▶ _DO THIS_
Start at the line where "Write the TikZ code for this diagram." appears and end at the line where "line width=2.8pt, minimum" appears; repeat those lines exactly, both ends included, leaving pictures behind.

▶ _TASK INPUT_
══════════
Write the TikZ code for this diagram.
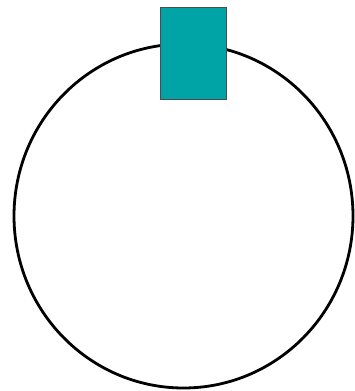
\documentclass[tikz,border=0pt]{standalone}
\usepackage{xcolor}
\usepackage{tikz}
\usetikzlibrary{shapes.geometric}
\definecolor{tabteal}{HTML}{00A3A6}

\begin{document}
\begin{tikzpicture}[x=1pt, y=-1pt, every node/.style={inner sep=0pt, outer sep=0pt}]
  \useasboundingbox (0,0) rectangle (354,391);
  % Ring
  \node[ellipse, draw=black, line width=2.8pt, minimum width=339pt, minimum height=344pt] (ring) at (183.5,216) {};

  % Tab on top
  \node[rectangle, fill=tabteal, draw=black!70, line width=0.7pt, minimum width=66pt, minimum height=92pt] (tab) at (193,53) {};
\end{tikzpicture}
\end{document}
══════════
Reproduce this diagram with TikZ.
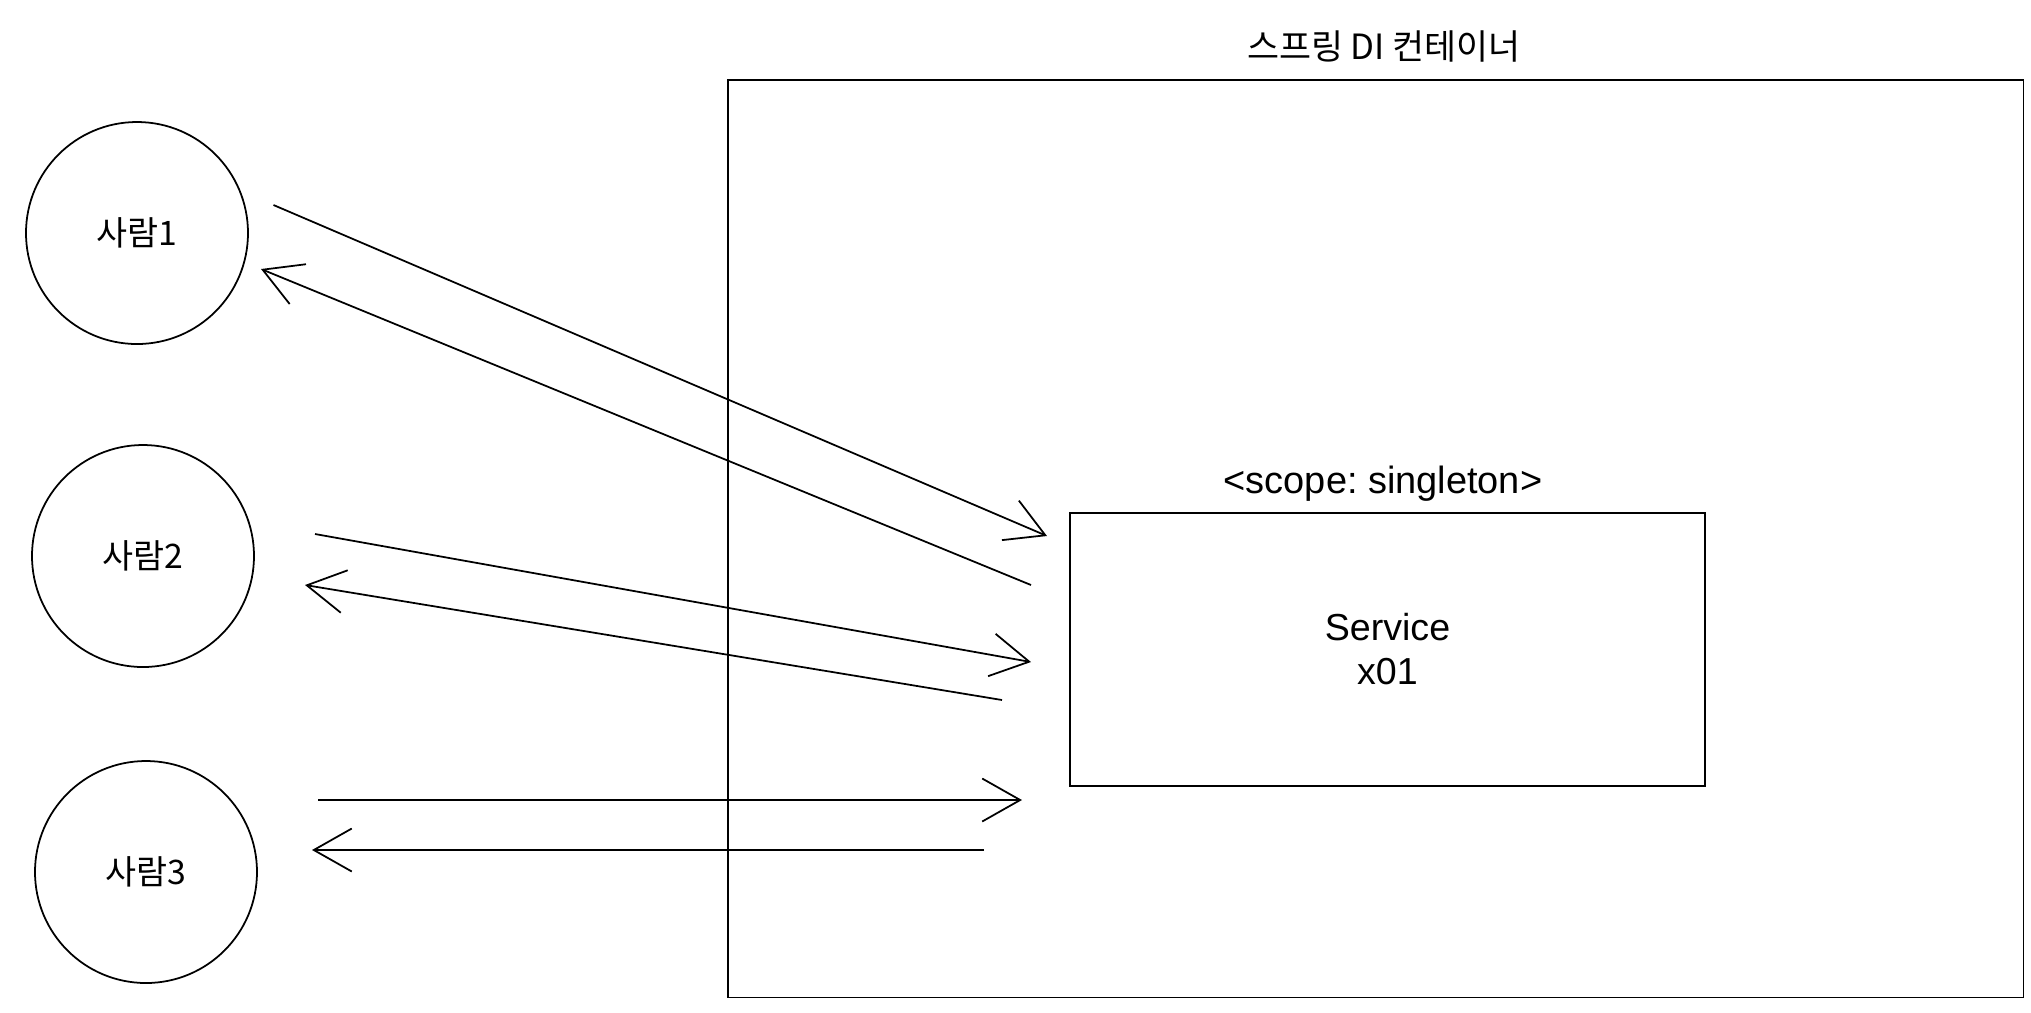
══════════
▶ _ANSWER TO THE TASK_
Write the TikZ code for this diagram.
\documentclass[tikz,border=0pt]{standalone}
\usepackage{xcolor}
\usepackage{tikz}
\usetikzlibrary{shapes.geometric}
\definecolor{tabteal}{HTML}{00A3A6}

\begin{document}
\begin{tikzpicture}[x=1pt, y=-1pt, every node/.style={inner sep=0pt, outer sep=0pt}]
  \useasboundingbox (0,0) rectangle (354,391);
  % Ring
  \node[ellipse, draw=black, line width=2.8pt, minimum width=339pt, minimum height=344pt] (ring) at (183.5,216) {};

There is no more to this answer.